Nonparametric Reduced Rank Regression
This work addresses the challenge of high-dimensional multivariate regression with nonlinear dependencies, particularly relevant for applications like genomics, though it appears incremental as it extends existing reduced rank regression concepts to nonparametric settings.
The authors tackled the problem of multivariate nonparametric regression by generalizing reduced rank regression to handle nonlinear relationships, proposing a method that controls model complexity using a functional nuclear norm to achieve low-rank function estimates. They derived backfitting algorithms, provided theoretical guarantees with oracle inequalities on excess risk, and demonstrated the method on gene expression data.

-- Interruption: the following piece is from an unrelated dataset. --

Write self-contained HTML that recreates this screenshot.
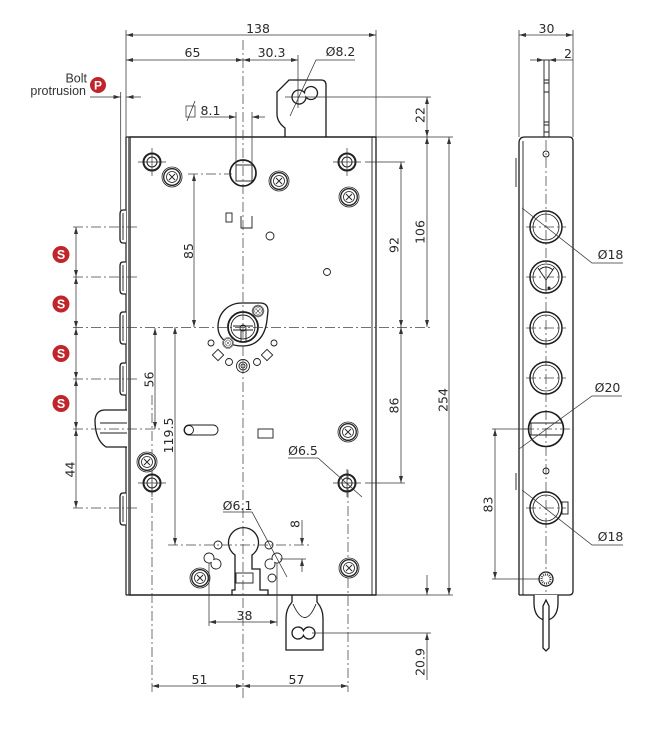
<!DOCTYPE html>
<html><head><meta charset="utf-8"><style>
html,body{margin:0;padding:0;background:#fff;}
svg{display:block;}
.n{font-family:"DejaVu Sans","Liberation Sans",sans-serif;font-size:12.5px;fill:#2a2a2a;}
.l{font-family:"Liberation Sans",sans-serif;font-size:12.5px;fill:#333;}
.o{fill:none;stroke:#1c1c1c;stroke-width:1.3}
.ow{fill:#fff;stroke:#1c1c1c;stroke-width:1.3}
.t{fill:none;stroke:#1c1c1c;stroke-width:0.9}
.d{fill:none;stroke:#333;stroke-width:0.75}
.da{fill:none;stroke:#333;stroke-width:0.75;marker-start:url(#a);marker-end:url(#a)}
.de{fill:none;stroke:#333;stroke-width:0.75;marker-end:url(#a)}
.c{fill:none;stroke:#444;stroke-width:0.75;stroke-dasharray:10 3 2 3}
</style></head><body>
<svg width="645" height="730" viewBox="0 0 645 730" xmlns="http://www.w3.org/2000/svg">
<defs>
<marker id="a" markerUnits="userSpaceOnUse" markerWidth="7" markerHeight="4" refX="7" refY="2" orient="auto-start-reverse" viewBox="0 0 7 4"><path d="M0,0L7,2L0,4z" fill="#333"/></marker>
<g id="scr">
 <circle r="10" fill="#fff" stroke="#222" stroke-width="0.8"/>
 <circle r="8.3" fill="none" stroke="#222" stroke-width="1.3"/>
 <circle r="5.5" fill="none" stroke="#222" stroke-width="0.8"/>
 <path d="M-3,-3L3,3M-3,3L3,-3" stroke="#222" stroke-width="0.9"/>
</g>
<g id="ring">
 <path d="M-14,0H14M0,-14V14" stroke="#333" stroke-width="0.7"/>
 <circle r="8.5" fill="none" stroke="#222" stroke-width="2"/>
 <circle r="5" fill="none" stroke="#222" stroke-width="1"/>
</g>
<g id="bc">
 <path d="M-20,0H20" class="c"/>
 <circle r="16" fill="none" stroke="#1c1c1c" stroke-width="1.5"/>
 <circle r="13" fill="none" stroke="#1c1c1c" stroke-width="0.8"/>
</g>
</defs>

<!-- top strike -->
<path class="ow" d="M285,137 V128 Q277,122 277,114 V92 L289,80 H321 Q326,80 326,85 V137"/>
<path class="o" d="M304.5,92.67 A7,7 0 1 0 306,97.17 A6.5,6.5 0 1 0 304.5,92.67 Z"/>

<!-- bottom strike -->
<path class="ow" d="M292,595 V602 Q286,609 286,618 V650 H323 V618 Q323,609 317,602 V595"/>
<path class="t" d="M293,604 Q305,631 316,604"/>
<path class="o" d="M303.5,630.6 A6,6 0 1 0 303.5,635.4 A6,6 0 1 0 303.5,630.6 Z"/>

<!-- body -->
<rect x="130" y="137" width="246" height="458" class="o"/>
<path class="t" d="M372,137 V595"/>
<path d="M126,137 V595" stroke="#1c1c1c" stroke-width="1.2"/>
<path d="M128.5,137 V595" stroke="#1c1c1c" stroke-width="0.6"/>
<path class="o" d="M126,137 H376 M126,595 H376"/>

<!-- bolts -->
<path class="ow" d="M126,210 H123 Q120,210 120,214 V239 Q120,243 123,243 H126"/>
<path class="ow" d="M126,262 H123 Q120,262 120,266 V290 Q120,294 123,294 H126"/>
<path class="ow" d="M126,312 H123 Q120,312 120,316 V340 Q120,344 123,344 H126"/>
<path class="ow" d="M126,363 H123 Q120,363 120,367 V391 Q120,395 123,395 H126"/>
<path class="ow" d="M126,493 H123 Q120,493 120,497 V521 Q120,525 123,525 H126"/>
<path class="t" d="M123,213V240 M123,265V291 M123,315V341 M123,366V392 M123,496V522" stroke-width="0.5"/>
<!-- hook latch -->
<path class="ow" d="M127,410 H105 Q96,410 95,420 Q95,440 106,447 H127"/>
<path class="t" d="M100,423 H127 M100,433 H127"/>

<!-- spindle -->
<circle cx="243" cy="173" r="13" fill="#fff" stroke="#1c1c1c" stroke-width="1.7"/>
<rect x="236" y="165" width="16" height="16" class="t"/>

<!-- small features -->
<rect x="226" y="213" width="6" height="9" class="t"/>
<path class="t" d="M241,216 V228 H252 V216"/>
<circle cx="270" cy="236" r="4" class="t"/>
<circle cx="327" cy="272" r="3.5" class="t"/>
<rect x="184" y="425" width="34" height="10" rx="5" class="t"/>
<circle cx="189" cy="430" r="4.5" class="t"/>
<rect x="258" y="429" width="15" height="9" class="t"/>

<!-- follower -->
<path class="ow" d="M218,327 C218,313 228,303 242,303 L260,303 Q268,303 268,311 L267,320 C265,338 255,346 243,346 C230,346 218,340 218,327 Z"/>
<circle cx="243" cy="327" r="15" fill="#fff" stroke="#1c1c1c" stroke-width="1.8"/>
<circle cx="243" cy="327" r="12" class="t"/>
<path class="t" d="M233,326 H253 M233,330 H253 M241,330 V342 H246 V330"/>
<circle cx="243" cy="328" r="3" class="t"/>
<g transform="translate(258,311) scale(0.6)"><use href="#scr"/></g>
<g transform="translate(228,343) scale(0.55)"><use href="#scr"/></g>
<circle cx="211" cy="343" r="3" class="t"/>
<circle cx="274" cy="343" r="3" class="t"/>
<rect x="214" y="351" width="8" height="8" class="t" transform="rotate(45 218 355)"/>
<rect x="263" y="351" width="8" height="8" class="t" transform="rotate(45 267 355)"/>
<circle cx="229" cy="362" r="3.5" class="t"/>
<circle cx="257" cy="362" r="3.5" class="t"/>
<circle cx="243" cy="366" r="6.5" class="t"/>
<circle cx="243" cy="366" r="4" class="t"/>
<circle cx="243" cy="366" r="2" class="t"/>

<!-- cylinder cutout -->
<path class="o" d="M232,595 V590 H235 V555 A15,15 0 1 1 252,555 V569 H260 V590 H268 V595"/>
<rect x="236" y="573" width="17" height="10" class="t"/>
<circle cx="218" cy="545" r="4" class="t"/>
<circle cx="269" cy="545" r="4" class="t"/>
<circle cx="272" cy="578" r="4" class="t"/>
<path class="t" d="M213.76,559.53 A5,5 0 1 0 211.24,562.47 A5,5 0 1 0 213.76,559.53 Z"/>
<path class="t" d="M272.24,559.53 A5,5 0 1 1 274.76,562.47 A5,5 0 1 1 272.24,559.53 Z"/>

<!-- center lines -->
<path class="c" d="M243,40 V700"/>
<path class="c" d="M73,327.5 H432"/>
<path class="c" d="M73,227 H137 M73,277 H137 M73,379 H137 M73,508 H137"/>
<path class="c" d="M73,429 H160"/>
<path class="c" d="M168,545 H312"/>
<path class="c" d="M188,174 H232"/>
<path class="c" d="M152,395 V692 M348,470 V692"/>

<!-- rings & screws -->
<use href="#ring" x="152" y="162"/>
<use href="#ring" x="347" y="162"/>
<use href="#ring" x="152" y="483"/>
<use href="#ring" x="347" y="483"/>
<use href="#scr" x="172" y="177"/>
<use href="#scr" x="279" y="181"/>
<use href="#scr" x="349" y="197"/>
<use href="#scr" x="147" y="462"/>
<use href="#scr" x="348" y="432"/>
<use href="#scr" x="200" y="578"/>
<use href="#scr" x="349" y="568"/>

<!-- dimensions main -->
<path class="d" d="M126,30 V137 M376,30 V137 M298,55 V108"/>
<path class="da" d="M126,35 H376"/>
<path class="da" d="M126,60 H243"/>
<path class="da" d="M243,60 H298"/>
<path class="d" d="M355,60 H316 L290,116"/>
<path class="de" d="M200,117 H236"/>
<path class="de" d="M265,117 H252"/>
<path class="d" d="M236,112 V165 M252,112 V165"/>
<rect x="186" y="106" width="9" height="11" class="d"/>
<path class="d" d="M187,121 L195,101"/>
<path class="de" d="M90,97 H120.5"/>
<path class="de" d="M141,97 H126.5"/>
<path class="d" d="M120.7,92 V210"/>
<path class="d" d="M285,97 H431 M376,137 H453 M365,162 H405 M365,483 H405 M376,595 H453 M312,633 H431"/>
<path class="da" d="M427,97 V137"/>
<path class="da" d="M427,137 V327"/>
<path class="da" d="M401,162 V327"/>
<path class="da" d="M401,327 V483"/>
<path class="da" d="M449,137 V595"/>
<path class="de" d="M427,575 V595"/>
<path class="de" d="M427,680 V633"/>
<path class="da" d="M194,174 V327"/>
<path class="da" d="M155,328 V429"/>
<path class="da" d="M175,327 V545"/>
<path class="da" d="M76,227 V277"/>
<path class="da" d="M76,277 V328"/>
<path class="da" d="M76,328 V379"/>
<path class="da" d="M76,379 V429"/>
<path class="da" d="M76,429 V508"/>
<path class="d" d="M209,563 V626 M277,563 V626"/>
<path class="da" d="M209,622 H277"/>
<path class="da" d="M152,686 H243"/>
<path class="da" d="M243,686 H348"/>
<path class="d" d="M288,458 H318 L362,497"/>
<path class="d" d="M223,512 H252 L287,577"/>
<path class="de" d="M302,520 V545"/>
<path class="de" d="M302,572 V559"/>
<path class="d" d="M280,559 H306"/>

<!-- texts main -->
<text class="n" x="258" y="33" text-anchor="middle">138</text>
<text class="n" x="192.5" y="57" text-anchor="middle">65</text>
<text class="n" x="271.5" y="57" text-anchor="middle">30.3</text>
<text class="n" x="340.5" y="56" text-anchor="middle">Ø8.2</text>
<text class="n" x="210.5" y="115" text-anchor="middle">8.1</text>
<text class="l" x="87" y="82.5" text-anchor="end">Bolt</text>
<text class="l" x="86" y="95" text-anchor="end">protrusion</text>
<circle cx="98" cy="85" r="8" fill="#c0252b"/>
<text x="98" y="89.5" text-anchor="middle" style="font-family:'Liberation Sans',sans-serif;font-weight:bold;font-size:12px;fill:#fff">P</text>
<g style="font-family:'Liberation Sans',sans-serif;font-weight:bold;font-size:12.5px;fill:#fff" text-anchor="middle">
<circle cx="61" cy="254.5" r="8.5" fill="#c0252b"/><text x="61" y="259">S</text>
<circle cx="61" cy="304" r="8.5" fill="#c0252b"/><text x="61" y="308.5">S</text>
<circle cx="61" cy="353.5" r="8.5" fill="#c0252b"/><text x="61" y="358">S</text>
<circle cx="61" cy="403.5" r="8.5" fill="#c0252b"/><text x="61" y="408">S</text>
</g>
<text class="n" text-anchor="middle" transform="translate(193,251) rotate(-90)">85</text>
<text class="n" text-anchor="middle" transform="translate(153.5,379.5) rotate(-90)">56</text>
<text class="n" text-anchor="middle" transform="translate(173,435.5) rotate(-90)">119.5</text>
<text class="n" text-anchor="middle" transform="translate(74.5,469.5) rotate(-90)">44</text>
<text class="n" text-anchor="middle" transform="translate(424.5,115) rotate(-90)">22</text>
<text class="n" text-anchor="middle" transform="translate(424.5,232) rotate(-90)">106</text>
<text class="n" text-anchor="middle" transform="translate(398.5,245) rotate(-90)">92</text>
<text class="n" text-anchor="middle" transform="translate(398.5,405.5) rotate(-90)">86</text>
<text class="n" text-anchor="middle" transform="translate(447.5,400) rotate(-90)">254</text>
<text class="n" text-anchor="middle" transform="translate(424.5,662) rotate(-90)">20.9</text>
<text class="n" text-anchor="middle" transform="translate(299.5,524) rotate(-90)">8</text>
<text class="n" x="303" y="455" text-anchor="middle">Ø6.5</text>
<text class="n" x="237.5" y="510" text-anchor="middle">Ø6.1</text>
<text class="n" x="244.5" y="620" text-anchor="middle">38</text>
<text class="n" x="199.5" y="684" text-anchor="middle">51</text>
<text class="n" x="296.5" y="684" text-anchor="middle">57</text>

<!-- side view -->
<rect x="544" y="60" width="5" height="77" class="t" fill="#fff"/>
<path class="t" d="M544,80H549 M544,83H549 M544,92H549 M544,122H549 M544,125H549 M544,132H549" stroke-width="0.6"/>
<path class="ow" d="M519,595 V143 Q519,137 525,137 H569 Q573,137 573,141 V591 Q573,595 569,595 H519"/>
<path class="t" d="M523,141 V595"/>
<path class="t" d="M516,158 V187 M516,473 V490" stroke-width="1.2"/>
<path class="ow" d="M534,595 V603 C534,615 540,620 546,620 C552,620 558,615 558,603 V595"/>
<path class="ow" d="M546,600 L549,606 V648 L546,651 L543,648 V606 Z"/>
<path class="c" d="M546,140 V592"/>
<circle cx="546" cy="154" r="3" class="t" fill="#fff"/>
<use href="#bc" x="546" y="227"/>
<use href="#bc" x="546" y="277"/>
<path class="t" d="M538,268 L546,280 L554,268 M546,280 V290 M539,270 Q546,264 553,270" stroke-width="1.1"/>
<circle cx="549" cy="288" r="1.5" fill="#222"/>
<use href="#bc" x="546" y="328"/>
<use href="#bc" x="546" y="378"/>
<path class="c" d="M524,429 H570"/>
<circle cx="546" cy="429" r="17.5" fill="none" stroke="#1c1c1c" stroke-width="1.6"/>
<path class="t" d="M530,423 H563 M530,435 H563 M531,423 V435"/>
<circle cx="546" cy="471" r="3" class="t" fill="#fff"/>
<use href="#bc" x="546" y="508"/>
<rect x="562" y="502" width="6" height="12" class="t" fill="#fff"/>
<circle cx="546" cy="579" r="7" fill="#fff" stroke="#1c1c1c" stroke-width="1.3"/>
<circle cx="546" cy="579" r="4.5" fill="none" stroke="#444" stroke-width="2.2" stroke-dasharray="1 1"/>

<path class="d" d="M519,30 V137 M573,30 V137"/>
<path class="da" d="M519,35 H573"/>
<path class="de" d="M530,60 H544"/>
<path class="de" d="M573,60 H549"/>
<path class="d" d="M623,263 H592 L522,208"/>
<path class="d" d="M622,396 H592 L519,449"/>
<path class="d" d="M623,545 H592 L522,490"/>
<path class="d" d="M492,429 H530 M492,579 H540"/>
<path class="da" d="M495,429 V579"/>
<text class="n" x="546.5" y="33" text-anchor="middle">30</text>
<text class="n" x="568" y="58" text-anchor="middle">2</text>
<text class="n" x="610.5" y="259" text-anchor="middle">Ø18</text>
<text class="n" x="607.5" y="392" text-anchor="middle">Ø20</text>
<text class="n" x="610.5" y="541" text-anchor="middle">Ø18</text>
<text class="n" text-anchor="middle" transform="translate(492.5,504.5) rotate(-90)">83</text>
</svg>
</body></html>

We propose an approach to multivariate nonparametric regression that generalizes reduced rank regression for linear models. An additive model is estimated for each dimension of a $q$-dimensional response, with a shared $p$-dimensional predictor variable. To control the complexity of the model, we employ a functional form of the Ky-Fan or nuclear norm, resulting in a set of function estimates that have low rank. Backfitting algorithms are derived and justified using a nonparametric form of the nuclear norm subdifferential. Oracle inequalities on excess risk are derived that exhibit the scaling behavior of the procedure in the high dimensional setting. The methods are illustrated on gene expression data.